Netanyahu told the Knesset plenum Wednesday that hopes for "the dawn of a new day" are understandable. "Anyone who treasures man's liberties draws inspiration from the calls and possibilities for democratic reform," he said.
"It is inevitable that an Egypt which adopts the 21st century, which adopts such reforms, is a source of great hope for the world, the region, and us."
Netanyahu, who has previously voiced concern that the uprising would take on the characteristics of the Islamic revolution in Iran, spoke in a more positive tone on Wednesday.

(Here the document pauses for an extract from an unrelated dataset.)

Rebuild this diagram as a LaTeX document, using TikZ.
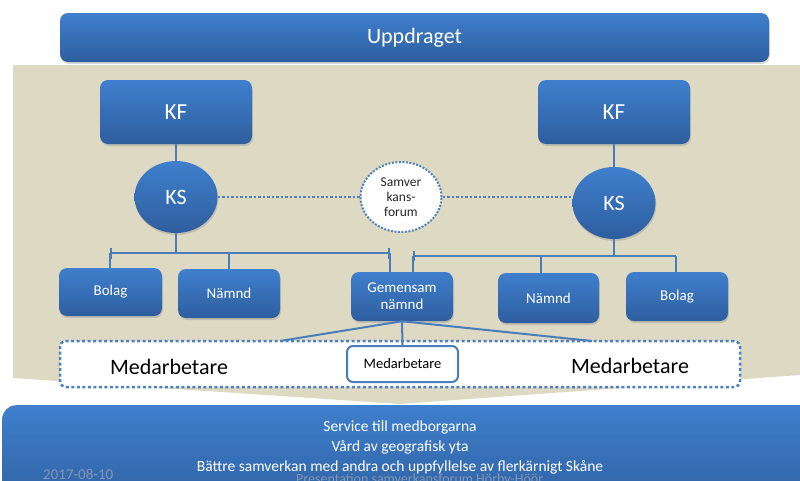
\documentclass[tikz,border=0pt]{standalone}
\usepackage{fontspec}
\setmainfont{Carlito}
\usetikzlibrary{shadows,arrows.meta,shapes.geometric}
\definecolor{beige}{HTML}{DDD9C3}
\definecolor{bluetop}{HTML}{3F7FCD}
\definecolor{bluebot}{HTML}{2E5E9E}
\definecolor{lineblue}{HTML}{4A7EBB}
\definecolor{dotblue}{HTML}{4F81BD}
\definecolor{footgray}{HTML}{8496B0}
\begin{document}
\begin{tikzpicture}[x=1pt,y=-1pt,
  bluebox/.style={rounded corners=8pt, top color=bluetop, bottom color=bluebot, draw=none,
    text=white, align=center, inner sep=0pt,
    drop shadow={opacity=0.3,shadow xshift=0.8pt,shadow yshift=-2pt}},
  blueell/.style={ellipse, top color=bluetop, bottom color=bluebot, draw=none,
    text=white, inner sep=0pt,
    drop shadow={opacity=0.3,shadow xshift=0.8pt,shadow yshift=-2pt}},
  smalltxt/.style={font=\fontsize{15}{18}\selectfont},
  tree/.style={draw=lineblue, line width=2.5pt},
  dotline/.style={draw=dotblue, line width=2.5pt, dash pattern=on 2.5pt off 2pt},
  svctxt/.style={text=white, anchor=base, inner sep=0pt, font=\fontsize{15.5}{18}\selectfont}
]
\clip (0,0) rectangle (800,480);
\fill[white] (0,0) rectangle (800,480);
% beige background panel
\fill[beige] (13,65) -- (800,65) -- (800,375) -- (400,404) -- (13,378) -- cycle;

% top box
\node[bluebox, minimum width=709pt, minimum height=49pt, font=\fontsize{22}{26}\selectfont] (upp) at (414.5,37.5) {Uppdraget};

% KF / KS
\node[bluebox, minimum width=152pt, minimum height=64pt, font=\fontsize{23}{26}\selectfont] (kfL) at (176,112) {KF};
\node[bluebox, minimum width=152pt, minimum height=64pt, font=\fontsize{23}{26}\selectfont] (kfR) at (614,112) {KF};
\node[blueell, minimum width=83pt, minimum height=72pt, font=\fontsize{22}{26}\selectfont] (ksL) at (176,197) {KS};
\node[blueell, minimum width=83pt, minimum height=72pt, font=\fontsize{22}{26}\selectfont] (ksR) at (614,203) {KS};

% samverkansforum
\node[ellipse, fill=white, draw=dotblue, line width=2pt, dash pattern=on 2pt off 1.5pt,
  minimum width=81pt, minimum height=70pt, inner sep=0pt, align=center,
  text=black!85, font=\fontsize{13.5}{15}\selectfont] (samv) at (401,197) {Samver\\kans-\\forum};

% lower boxes
\node[bluebox, smalltxt, minimum width=103pt, minimum height=48pt] (bolagL) at (110.5,292) {Bolag};
\node[bluebox, smalltxt, minimum width=102pt, minimum height=49pt] (namndL) at (229,293.5) {Nämnd};
\node[bluebox, smalltxt, minimum width=102pt, minimum height=49pt] (gem) at (402,296.5) {Gemensam\\[-1pt]nämnd};
\node[bluebox, smalltxt, minimum width=101pt, minimum height=50pt] (namndR) at (548.5,298) {Nämnd};
\node[bluebox, smalltxt, minimum width=102pt, minimum height=49pt] (bolagR) at (677,296.5) {Bolag};

% medarbetare band
\node[rounded corners=6pt, fill=white, draw=dotblue, line width=2.5pt, dash pattern=on 3pt off 2.5pt,
  minimum width=680pt, minimum height=46pt] (band) at (400,364) {};
\node[font=\fontsize{22}{26}\selectfont, text=black, inner sep=0pt] (medL) at (169,367) {Medarbetare};
\node[font=\fontsize{22}{26}\selectfont, text=black, inner sep=0pt] (medR) at (630,366) {Medarbetare};
\node[rounded corners=6pt, fill=white, draw=lineblue, line width=2pt, minimum width=111pt, minimum height=36pt,
  font=\fontsize{14.5}{17}\selectfont, text=black, inner sep=0pt] (medS) at (402.5,364) {Medarbetare};

% connectors
\draw[tree] (kfL.south) -- (ksL.north);
\draw[tree] (kfR.south) -- (ksR.north);
\draw[dotline] (ksL.east) -- (samv.west);
\draw[dotline] (samv.east) -- (ksR.west |- samv.east);

\coordinate (lb1) at (110,253);
\coordinate (lb2) at (229,253);
\coordinate (lb3) at (390,253);
\draw[tree, {Bar[width=11pt,line width=2pt]}-{Bar[width=11pt,line width=2pt]}] (lb1) -- (lb3);
\draw[tree] (ksL.south) -- (ksL.south |- lb1);
\draw[tree] (lb1) -- (lb1 |- bolagL.north);
\draw[tree] (lb2) -- (lb2 |- namndL.north);
\draw[tree] (lb3) -- (lb3 |- gem.north);

\coordinate (rb1) at (413,256);
\coordinate (rb2) at (541,256);
\coordinate (rb3) at (676,256);
\draw[tree, {Bar[width=10pt,line width=2pt]}-] (rb1) -- (rb3);
\draw[tree] (ksR.south) -- (ksR.south |- rb1);
\draw[tree] (rb1) -- (rb1 |- gem.north);
\draw[tree] (rb2) -- (rb2 |- namndR.north);
\draw[tree] (rb3) -- (rb3 |- bolagR.north);

\coordinate (bandL) at (280,341);
\coordinate (bandR) at (592,341);
\draw[draw=lineblue, line width=2pt] (gem.south) -- (bandL);
\draw[draw=lineblue, line width=2pt] (gem.south) -- (bandR);
\draw[draw=lineblue, line width=2pt] (gem.south) -- (medS.north);

% bottom box
\node[bluebox, rounded corners=14pt, minimum width=830pt, minimum height=110pt, anchor=north west] (bot) at (2,405) {};
\node[svctxt] (svc1) at (400,431) {Service till medborgarna};
\node[svctxt] (svc2) at (400,451) {Vård av geografisk yta};
\node[svctxt] (svc3) at (400,471) {Bättre samverkan med andra och uppfyllelse av flerkärnigt Skåne};
\node[anchor=base west, inner sep=0pt, text=footgray, font=\fontsize{15}{18}\selectfont] (date) at (43,479) {2017-08-10};
\node[anchor=base west, inner sep=0pt, text=footgray, font=\fontsize{14}{17}\selectfont] (pres) at (296,483) {Presentation samverkansforum Hörby-Höör};
\end{tikzpicture}
\end{document}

"Democracy is dear to us, it is real, and it is obvious that a democratic Egypt will not endanger peace, just the opposite. If modern history teaches us anything it is that the stronger the democratic foundations, the stronger the foundations for peace," he said.
However, the prime minister reminded listeners that less optimistic scenarios could also transpire. "Tehran is waiting for the day in which darkness descends. They are not interested in the Egyptian citizens' aspirations for freedom, just as they were uninterested in such cries from the Iranian people," he warned.
Netanyahu also addressed concerns that the uprising would lead to the empowerment of the Muslim Brotherhood, Egypt's main opposition group, which may object to the 1979 peace agreement with Israel.
"A peace agreement does not guarantee the existence of peace, so in order to protect it and ourselves, in cases in which the agreement disappears or is violated due to a regime change on the other side, we protect it with security arrangements on the ground," he said.
The prime minister was speaking at a special Knesset hearing about "the failures of the Netanyahu government in political, economic, and social fields", which was called by 40 MKs who signed a petition calling for the session.